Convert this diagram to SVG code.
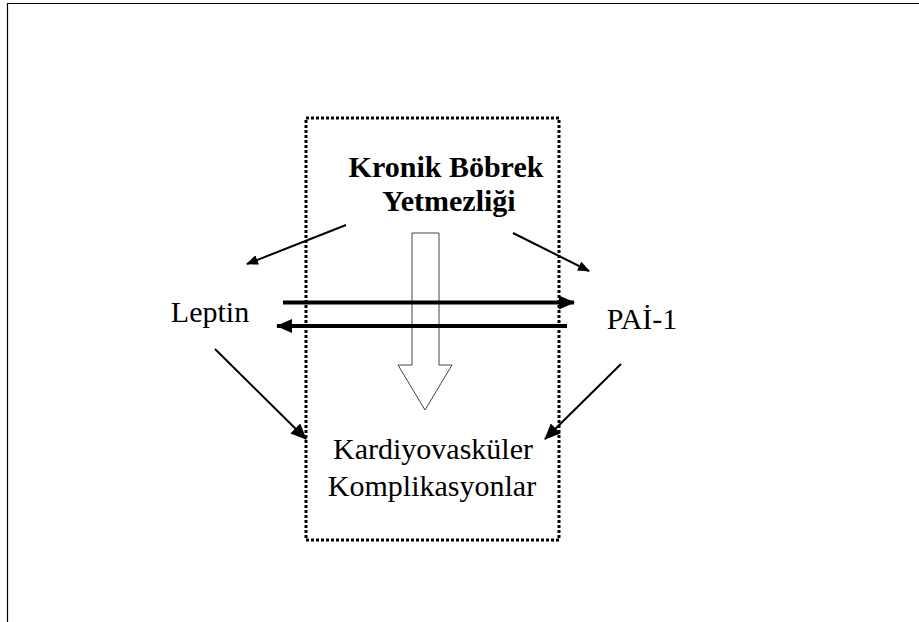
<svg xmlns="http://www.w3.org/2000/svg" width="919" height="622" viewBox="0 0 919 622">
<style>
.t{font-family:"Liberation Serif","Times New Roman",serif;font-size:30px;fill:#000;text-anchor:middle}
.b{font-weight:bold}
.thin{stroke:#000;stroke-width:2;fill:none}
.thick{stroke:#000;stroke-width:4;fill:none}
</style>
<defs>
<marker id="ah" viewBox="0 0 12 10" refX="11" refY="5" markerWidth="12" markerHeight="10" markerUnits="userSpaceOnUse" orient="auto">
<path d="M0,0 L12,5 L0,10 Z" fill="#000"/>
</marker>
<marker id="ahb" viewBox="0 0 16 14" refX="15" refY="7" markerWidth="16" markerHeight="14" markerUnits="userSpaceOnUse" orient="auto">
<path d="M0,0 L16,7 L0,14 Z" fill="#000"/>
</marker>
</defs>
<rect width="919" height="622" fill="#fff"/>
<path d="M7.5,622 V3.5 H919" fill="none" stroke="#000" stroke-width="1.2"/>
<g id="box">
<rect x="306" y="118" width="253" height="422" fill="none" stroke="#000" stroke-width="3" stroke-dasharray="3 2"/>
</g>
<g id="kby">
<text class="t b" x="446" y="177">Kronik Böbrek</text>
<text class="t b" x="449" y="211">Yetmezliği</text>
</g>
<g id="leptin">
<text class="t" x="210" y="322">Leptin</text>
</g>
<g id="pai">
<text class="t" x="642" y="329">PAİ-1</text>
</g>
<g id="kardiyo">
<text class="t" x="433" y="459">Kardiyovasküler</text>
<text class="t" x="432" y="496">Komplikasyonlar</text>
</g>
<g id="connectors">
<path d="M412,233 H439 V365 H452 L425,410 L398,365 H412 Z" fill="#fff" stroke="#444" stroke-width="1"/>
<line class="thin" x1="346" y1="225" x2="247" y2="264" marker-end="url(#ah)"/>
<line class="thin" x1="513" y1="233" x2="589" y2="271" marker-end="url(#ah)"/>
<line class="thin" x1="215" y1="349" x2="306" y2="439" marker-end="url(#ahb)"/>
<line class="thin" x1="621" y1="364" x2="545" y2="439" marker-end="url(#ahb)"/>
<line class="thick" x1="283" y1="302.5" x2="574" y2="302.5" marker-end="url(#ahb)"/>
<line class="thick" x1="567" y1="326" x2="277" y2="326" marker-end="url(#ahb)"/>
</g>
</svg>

**Exercise instructions**
Print the listing above in full, exactly as written. Omit any pictures.

**Result of this task**
Convert this diagram to SVG code.
<svg xmlns="http://www.w3.org/2000/svg" width="919" height="622" viewBox="0 0 919 622">
<style>
.t{font-family:"Liberation Serif","Times New Roman",serif;font-size:30px;fill:#000;text-anchor:middle}
.b{font-weight:bold}
.thin{stroke:#000;stroke-width:2;fill:none}
.thick{stroke:#000;stroke-width:4;fill:none}
</style>
<defs>
<marker id="ah" viewBox="0 0 12 10" refX="11" refY="5" markerWidth="12" markerHeight="10" markerUnits="userSpaceOnUse" orient="auto">
<path d="M0,0 L12,5 L0,10 Z" fill="#000"/>
</marker>
<marker id="ahb" viewBox="0 0 16 14" refX="15" refY="7" markerWidth="16" markerHeight="14" markerUnits="userSpaceOnUse" orient="auto">
<path d="M0,0 L16,7 L0,14 Z" fill="#000"/>
</marker>
</defs>
<rect width="919" height="622" fill="#fff"/>
<path d="M7.5,622 V3.5 H919" fill="none" stroke="#000" stroke-width="1.2"/>
<g id="box">
<rect x="306" y="118" width="253" height="422" fill="none" stroke="#000" stroke-width="3" stroke-dasharray="3 2"/>
</g>
<g id="kby">
<text class="t b" x="446" y="177">Kronik Böbrek</text>
<text class="t b" x="449" y="211">Yetmezliği</text>
</g>
<g id="leptin">
<text class="t" x="210" y="322">Leptin</text>
</g>
<g id="pai">
<text class="t" x="642" y="329">PAİ-1</text>
</g>
<g id="kardiyo">
<text class="t" x="433" y="459">Kardiyovasküler</text>
<text class="t" x="432" y="496">Komplikasyonlar</text>
</g>
<g id="connectors">
<path d="M412,233 H439 V365 H452 L425,410 L398,365 H412 Z" fill="#fff" stroke="#444" stroke-width="1"/>
<line class="thin" x1="346" y1="225" x2="247" y2="264" marker-end="url(#ah)"/>
<line class="thin" x1="513" y1="233" x2="589" y2="271" marker-end="url(#ah)"/>
<line class="thin" x1="215" y1="349" x2="306" y2="439" marker-end="url(#ahb)"/>
<line class="thin" x1="621" y1="364" x2="545" y2="439" marker-end="url(#ahb)"/>
<line class="thick" x1="283" y1="302.5" x2="574" y2="302.5" marker-end="url(#ahb)"/>
<line class="thick" x1="567" y1="326" x2="277" y2="326" marker-end="url(#ahb)"/>
</g>
</svg>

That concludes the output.